▶ [GIVEN DATA]
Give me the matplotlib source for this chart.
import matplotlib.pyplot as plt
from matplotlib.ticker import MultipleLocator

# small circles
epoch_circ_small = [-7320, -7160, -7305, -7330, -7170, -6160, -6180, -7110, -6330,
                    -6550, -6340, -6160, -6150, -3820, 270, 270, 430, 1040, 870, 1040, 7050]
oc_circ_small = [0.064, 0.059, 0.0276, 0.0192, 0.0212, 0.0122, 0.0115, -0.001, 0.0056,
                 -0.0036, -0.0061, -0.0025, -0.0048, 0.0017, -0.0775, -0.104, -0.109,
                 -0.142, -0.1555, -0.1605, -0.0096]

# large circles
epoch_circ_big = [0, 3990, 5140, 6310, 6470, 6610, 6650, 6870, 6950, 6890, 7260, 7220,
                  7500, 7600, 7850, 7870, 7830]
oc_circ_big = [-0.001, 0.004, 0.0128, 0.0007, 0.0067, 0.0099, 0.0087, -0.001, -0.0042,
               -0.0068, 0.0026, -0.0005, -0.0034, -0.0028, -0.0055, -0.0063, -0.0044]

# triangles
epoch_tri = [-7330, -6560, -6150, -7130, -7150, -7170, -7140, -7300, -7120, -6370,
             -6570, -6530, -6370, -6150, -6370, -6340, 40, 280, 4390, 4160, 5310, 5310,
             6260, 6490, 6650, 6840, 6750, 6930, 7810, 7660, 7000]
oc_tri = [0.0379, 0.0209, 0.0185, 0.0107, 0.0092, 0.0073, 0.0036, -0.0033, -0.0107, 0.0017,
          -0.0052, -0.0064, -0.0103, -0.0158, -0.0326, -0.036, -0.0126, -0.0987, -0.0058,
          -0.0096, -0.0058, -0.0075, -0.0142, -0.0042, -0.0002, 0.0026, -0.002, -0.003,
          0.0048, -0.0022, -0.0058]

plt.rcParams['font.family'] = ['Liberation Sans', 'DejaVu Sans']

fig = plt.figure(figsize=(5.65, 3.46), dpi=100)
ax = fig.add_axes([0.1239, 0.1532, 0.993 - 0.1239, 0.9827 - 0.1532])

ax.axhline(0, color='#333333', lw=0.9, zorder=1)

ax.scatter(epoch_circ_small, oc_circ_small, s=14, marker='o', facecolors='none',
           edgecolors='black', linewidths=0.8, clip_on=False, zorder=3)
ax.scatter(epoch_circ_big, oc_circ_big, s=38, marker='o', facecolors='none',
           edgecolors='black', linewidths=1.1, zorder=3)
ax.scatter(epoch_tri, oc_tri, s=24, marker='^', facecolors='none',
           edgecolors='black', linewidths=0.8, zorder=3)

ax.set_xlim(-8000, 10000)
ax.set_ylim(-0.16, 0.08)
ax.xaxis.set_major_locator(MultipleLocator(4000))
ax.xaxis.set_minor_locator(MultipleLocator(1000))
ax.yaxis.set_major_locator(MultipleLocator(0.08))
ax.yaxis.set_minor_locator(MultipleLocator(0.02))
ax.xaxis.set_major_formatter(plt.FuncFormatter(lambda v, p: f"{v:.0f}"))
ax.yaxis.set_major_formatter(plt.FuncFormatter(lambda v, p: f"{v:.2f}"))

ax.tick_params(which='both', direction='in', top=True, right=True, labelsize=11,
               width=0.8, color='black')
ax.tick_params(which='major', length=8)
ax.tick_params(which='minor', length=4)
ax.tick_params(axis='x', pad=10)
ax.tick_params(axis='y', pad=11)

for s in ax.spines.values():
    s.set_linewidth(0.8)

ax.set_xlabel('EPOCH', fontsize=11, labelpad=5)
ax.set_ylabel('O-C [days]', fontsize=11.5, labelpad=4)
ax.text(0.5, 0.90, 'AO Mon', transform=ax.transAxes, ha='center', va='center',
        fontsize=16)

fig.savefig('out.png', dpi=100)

▶ [EXERCISE DETAILS]
Only the lines from the beginning of the material above through the line with "-0.0055, -0.0063, -0.0044]" are wanted; extract them exactly.

▶ [TASK ANSWER]
Give me the matplotlib source for this chart.
import matplotlib.pyplot as plt
from matplotlib.ticker import MultipleLocator

# small circles
epoch_circ_small = [-7320, -7160, -7305, -7330, -7170, -6160, -6180, -7110, -6330,
                    -6550, -6340, -6160, -6150, -3820, 270, 270, 430, 1040, 870, 1040, 7050]
oc_circ_small = [0.064, 0.059, 0.0276, 0.0192, 0.0212, 0.0122, 0.0115, -0.001, 0.0056,
                 -0.0036, -0.0061, -0.0025, -0.0048, 0.0017, -0.0775, -0.104, -0.109,
                 -0.142, -0.1555, -0.1605, -0.0096]

# large circles
epoch_circ_big = [0, 3990, 5140, 6310, 6470, 6610, 6650, 6870, 6950, 6890, 7260, 7220,
                  7500, 7600, 7850, 7870, 7830]
oc_circ_big = [-0.001, 0.004, 0.0128, 0.0007, 0.0067, 0.0099, 0.0087, -0.001, -0.0042,
               -0.0068, 0.0026, -0.0005, -0.0034, -0.0028, -0.0055, -0.0063, -0.0044]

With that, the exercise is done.